Avril Randell: Norfolk farmer’s wife led battlefield tours to North Africa
PUBLISHED: 17:07 30 July 2012
For two decades, a Norfolk farmer’s wife, Avril Randell, who has died aged 66, arranged tours of battlefields and war cemeteries in North Africa.
After struggling with Foreign Office red tape for years, she eventually overcame the final hurdle of Colonel Gaddafi’s opposition and was given permission to visit Libya in November 1996.
She was to lead parties of former soldiers including Desert Rats, who had fought during the second world war in the 7th Armoured Division from June 1940 in the western desert campaign. She was the first woman from Britain to lead a tour group into this rarely-visited country from Egypt. Her father, William Walker, had fought with the 8th Army Royal Tank Regiment, which had sustained heavy losses. As many of the fallen were buried at Tobruk, she enabled so many veterans to return to visit graves bringing regimental flags and poppy wreaths and to see the campaign scenes again.

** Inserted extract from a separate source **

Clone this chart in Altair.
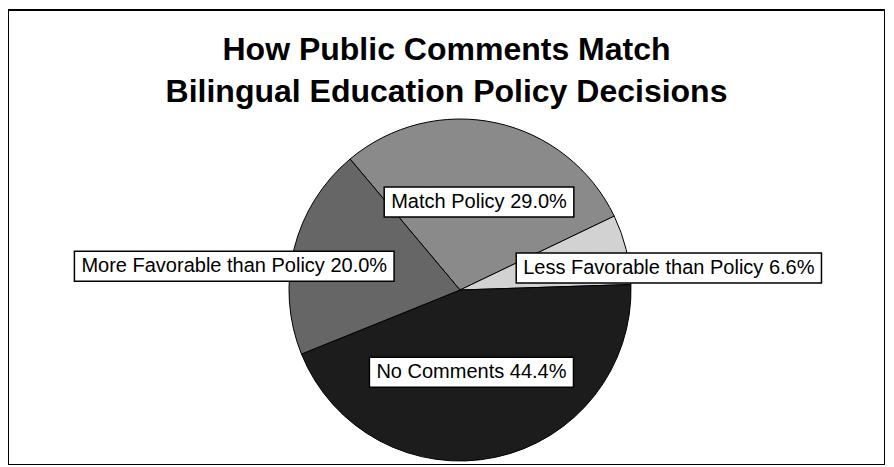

In a trip to mark the 60th anniversary of the Siege of Tobruk in 2001, which was accompanied by the then British Ambassador, she was given a message from the Queen to read during a sunset memorial service on the beach. “Please convey . . . my very best wishes for a most memorable occasion. Elizabeth R.”
In the often difficult political climate and Gaddafi’s mercurial attitude, she always persevered. And she even managed on more than one occasion to bring a bugler and serving member of Britain’s Armed Forces into Libya.
When TV broadcaster Michael Palin, who had heard of her trips, was unable to enter Libya, he asked to join her tour to film his series about the Sahara. But always modest, she stayed in the background as her “old boys” took part in the filming. When his crew obstructed the veterans’ view of a service at one cemetery, she firmly ordered them out of the way.
During one visit, a group of veterans decided to get off the tour coach to “march” back into the desert where they fought. Most of the veterans were in their 80s and some struggled to walk with canes, but they all got onto their feet and marched in formation back along the road.
She kept in touch with her veterans over many years and even brought the desert back to her Norfolk home by staging her annual El Alamein dinner on October 23.
She also helped to raise funds with a charity auction in 2007 for the £100,000 appeal for the Royal Anglian Afghanistan Memorial Fund. She has asked for donations in her memory to the regiment’s benevolent fund.
She leaves two daughters, Louise and Clementine. She was buried at sea off Gibraltar, where she had enjoyed so many holidays with her late husband, Paddy, who died aged 65 in February last year.
A service of thanksgiving will be held at All Saints Church, Skeyton, on Monday at 3pm.